(Material provided):
*****

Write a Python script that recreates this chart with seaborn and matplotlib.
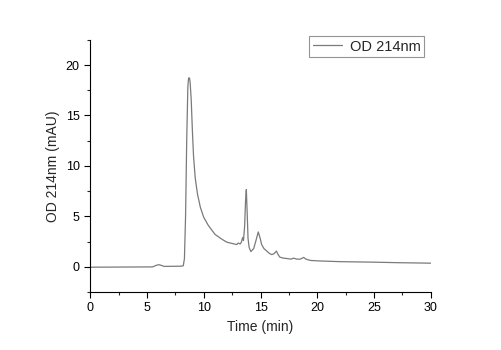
import numpy as np
import pandas as pd
import matplotlib
matplotlib.use("Agg")
import matplotlib.pyplot as plt
import seaborn as sns
from matplotlib.ticker import MultipleLocator

time_min = [0.0, 5.5, 5.85, 6.05, 6.3, 6.5, 8.0, 8.2, 8.3, 8.4, 8.5, 8.6, 8.65, 8.7,
            8.75, 8.8, 8.9, 9.0, 9.1, 9.25, 9.45, 9.7, 10.0, 10.4, 11.0, 11.5, 12.0,
            12.5, 12.9, 13.05, 13.2, 13.3, 13.43, 13.5, 13.6, 13.68, 13.75, 13.82,
            13.9, 14.0, 14.15, 14.4, 14.6, 14.8, 14.95, 15.1, 15.3, 15.55, 15.8,
            16.0, 16.2, 16.4, 16.55, 16.7, 17.0, 17.4, 17.7, 17.9, 18.2, 18.5,
            18.8, 19.0, 19.4, 20.0, 22.0, 25.0, 27.0, 30.0]
od_214 = [-0.05, -0.02, 0.15, 0.2, 0.12, 0.03, 0.05, 0.1, 0.8, 5.0, 12.5, 17.8,
          18.55, 18.75, 18.7, 18.3, 16.5, 13.5, 11.0, 8.8, 7.2, 5.9, 4.9, 4.1, 3.2,
          2.8, 2.45, 2.3, 2.2, 2.35, 2.25, 2.4, 2.9, 2.6, 4.0, 6.5, 7.65, 5.5, 2.8,
          1.9, 1.5, 1.8, 2.6, 3.45, 2.9, 2.2, 1.8, 1.55, 1.3, 1.2, 1.3, 1.55, 1.2,
          0.95, 0.85, 0.8, 0.75, 0.85, 0.75, 0.75, 0.92, 0.75, 0.62, 0.58, 0.5,
          0.45, 0.4, 0.35]

df = pd.DataFrame({"Time (min)": time_min, "OD 214nm": od_214})

sns.set_style("ticks")
plt.rcParams["font.family"] = ["Liberation Sans", "DejaVu Sans"]

fig = plt.figure(figsize=(5.01, 3.5), dpi=100)
ax = fig.add_axes([0.18, 0.166, 0.68, 0.72])

sns.lineplot(data=df, x="Time (min)", y="OD 214nm", ax=ax, color="#7a7a7a",
             linewidth=0.9, label="OD 214nm")

ax.set_xlim(0, 30)
ax.set_ylim(-2.5, 22.5)
ax.xaxis.set_major_locator(MultipleLocator(5))
ax.xaxis.set_minor_locator(MultipleLocator(2.5))
ax.yaxis.set_major_locator(MultipleLocator(5))
ax.yaxis.set_minor_locator(MultipleLocator(2.5))
ax.tick_params(which="major", direction="out", length=4, width=0.8, labelsize=9, colors="black")
ax.tick_params(which="minor", direction="out", length=2.5, width=0.8)
ax.set_xlabel("Time (min)", fontsize=10)
ax.set_ylabel("OD 214nm (mAU)", fontsize=10)
for side in ("top", "right"):
    ax.spines[side].set_visible(False)
for side in ("left", "bottom"):
    ax.spines[side].set_linewidth(0.8)
    ax.spines[side].set_color("black")

leg = ax.legend(loc="upper right", fontsize=10.5, frameon=True, fancybox=False,
                edgecolor="#7a7a7a", handlelength=2.0, handletextpad=0.5,
                borderpad=0.25, borderaxespad=0, bbox_to_anchor=(0.98, 1.016))
leg.get_frame().set_linewidth(0.8)

fig.savefig("out.png", dpi=100)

*****

(To do): Quote the data above in full and without alteration; skip the pictures.

(Correct output):
Write a Python script that recreates this chart with seaborn and matplotlib.
import numpy as np
import pandas as pd
import matplotlib
matplotlib.use("Agg")
import matplotlib.pyplot as plt
import seaborn as sns
from matplotlib.ticker import MultipleLocator

time_min = [0.0, 5.5, 5.85, 6.05, 6.3, 6.5, 8.0, 8.2, 8.3, 8.4, 8.5, 8.6, 8.65, 8.7,
            8.75, 8.8, 8.9, 9.0, 9.1, 9.25, 9.45, 9.7, 10.0, 10.4, 11.0, 11.5, 12.0,
            12.5, 12.9, 13.05, 13.2, 13.3, 13.43, 13.5, 13.6, 13.68, 13.75, 13.82,
            13.9, 14.0, 14.15, 14.4, 14.6, 14.8, 14.95, 15.1, 15.3, 15.55, 15.8,
            16.0, 16.2, 16.4, 16.55, 16.7, 17.0, 17.4, 17.7, 17.9, 18.2, 18.5,
            18.8, 19.0, 19.4, 20.0, 22.0, 25.0, 27.0, 30.0]
od_214 = [-0.05, -0.02, 0.15, 0.2, 0.12, 0.03, 0.05, 0.1, 0.8, 5.0, 12.5, 17.8,
          18.55, 18.75, 18.7, 18.3, 16.5, 13.5, 11.0, 8.8, 7.2, 5.9, 4.9, 4.1, 3.2,
          2.8, 2.45, 2.3, 2.2, 2.35, 2.25, 2.4, 2.9, 2.6, 4.0, 6.5, 7.65, 5.5, 2.8,
          1.9, 1.5, 1.8, 2.6, 3.45, 2.9, 2.2, 1.8, 1.55, 1.3, 1.2, 1.3, 1.55, 1.2,
          0.95, 0.85, 0.8, 0.75, 0.85, 0.75, 0.75, 0.92, 0.75, 0.62, 0.58, 0.5,
          0.45, 0.4, 0.35]

df = pd.DataFrame({"Time (min)": time_min, "OD 214nm": od_214})

sns.set_style("ticks")
plt.rcParams["font.family"] = ["Liberation Sans", "DejaVu Sans"]

fig = plt.figure(figsize=(5.01, 3.5), dpi=100)
ax = fig.add_axes([0.18, 0.166, 0.68, 0.72])

sns.lineplot(data=df, x="Time (min)", y="OD 214nm", ax=ax, color="#7a7a7a",
             linewidth=0.9, label="OD 214nm")

ax.set_xlim(0, 30)
ax.set_ylim(-2.5, 22.5)
ax.xaxis.set_major_locator(MultipleLocator(5))
ax.xaxis.set_minor_locator(MultipleLocator(2.5))
ax.yaxis.set_major_locator(MultipleLocator(5))
ax.yaxis.set_minor_locator(MultipleLocator(2.5))
ax.tick_params(which="major", direction="out", length=4, width=0.8, labelsize=9, colors="black")
ax.tick_params(which="minor", direction="out", length=2.5, width=0.8)
ax.set_xlabel("Time (min)", fontsize=10)
ax.set_ylabel("OD 214nm (mAU)", fontsize=10)
for side in ("top", "right"):
    ax.spines[side].set_visible(False)
for side in ("left", "bottom"):
    ax.spines[side].set_linewidth(0.8)
    ax.spines[side].set_color("black")

leg = ax.legend(loc="upper right", fontsize=10.5, frameon=True, fancybox=False,
                edgecolor="#7a7a7a", handlelength=2.0, handletextpad=0.5,
                borderpad=0.25, borderaxespad=0, bbox_to_anchor=(0.98, 1.016))
leg.get_frame().set_linewidth(0.8)

fig.savefig("out.png", dpi=100)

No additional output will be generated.